Rejecting ethnic stereotypes

ETHNIC stereotypes are a bane on any society. They exacerbate ethnic relations and, worse, impede the growth of understanding and empathy among individuals from different communities that have had minimum social interaction over a long period of time.

Recent remarks by former Prime Minister Tun Dr Mahathir Mohamad that “ the Chinese are a wealthy lot” and “control all the towns in the country” would be examples of such stereotyping.

According to the Department of Statistics, 70% of Chinese Malaysians in 2016 belonged to the working class. In fact, even at the time of independence, the majority of Chinese, as the well-known economist (the late) James Puthucheary pointed out, were employees and not employers of capital.

If some Chinese from working-class backgrounds have become rich over the years, it is because of opportunities and mobility afforded by the prevailing socio-economic system, apart from their own hard work, perseverance and frugality.

As for towns, while it is true that many present-day towns were pioneered by Chinese, their current management and control are in the hands of largely Malay bureaucrats. Local government bureaucracy in turn is linked to a mainly Malay political order.

This leads us to yet another stereotype that needs to be scrutinised. There are many non-Malays who argue that Malays exercise total monopolisation over political power. This is not true if one appreciates the nature and evolution of political power in Malaysia.

Monarchical power, which has been exclusively Malay for centuries, was preserved by British colonial rule and shared with the people through democratic procedures and practices embodied in the Merdeka Constitution of 1957.

It was the Malay Rulers and Umno elite who decided to confer political rights upon the domiciled non-Malay populace through accommodative citizenship provisions in the Constitution.

Of course, a number of factors contributed to this momentous decision, including colonial interests. But what is critically important is that the decision transformed the entire political landscape forever: From a people associated with a land, the Malays became a community among communities.

If this process of accommodation and acceptance is understood, no thinking Chinese or Indian Malaysian would talk of the monopolization of political power by the Malays.

It is often forgotten that the Umno-led Alliance coalition from the first Federal legislative election in 1955 set a trend that has remained through 14 general elections. In that election, 17 Chinese and Indian candidates from the MCA and MIC were fielded although there was a Chinese majority in only two out of the 52 constituencies. All the MCA and MIC contestants won, most of them with Malay votes. There are other ethnic stereotypes that are equally pernicious even if their political impact is not as serious.

The stereotype about Malay laziness, however, is perhaps the only one subscribed to by certain leaders, like Dr Mahathir, of the targeted people themselves. Dr Mahathir has clung on to this stereotype for decades in spite of overwhelming evidence to the contrary and the wide range of persuasive arguments in Syed Hussein Alatas’ The Myth of the Lazy Native (1977).

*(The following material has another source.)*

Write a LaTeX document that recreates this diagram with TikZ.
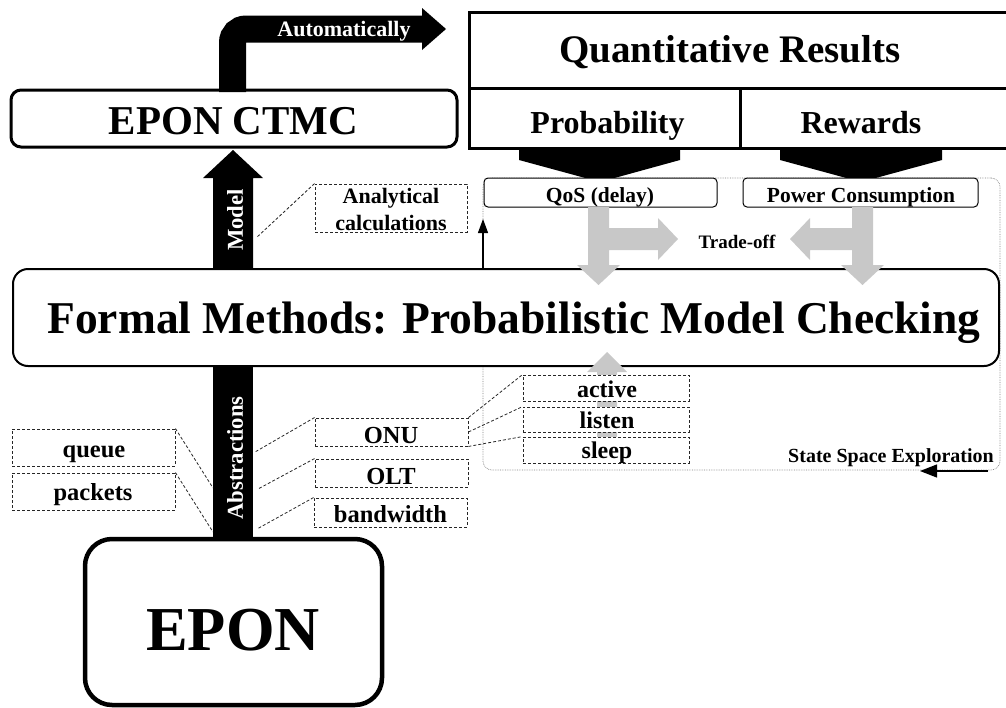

It is a pity Dr Mahathir does not seem to understand that this myth is rooted in the ideology of colonial capitalism and has been exploited by both the colonialists and purveyors of communal politics to denigrate native peoples.

The media, schools and universities, religious and cultural organisations and families should all be involved in the mammoth task of raising social awareness on how destructive stereotypes are.


Kuala Lumpur

(Dr Chandra has been writing on ethnic relations since the early 70s.)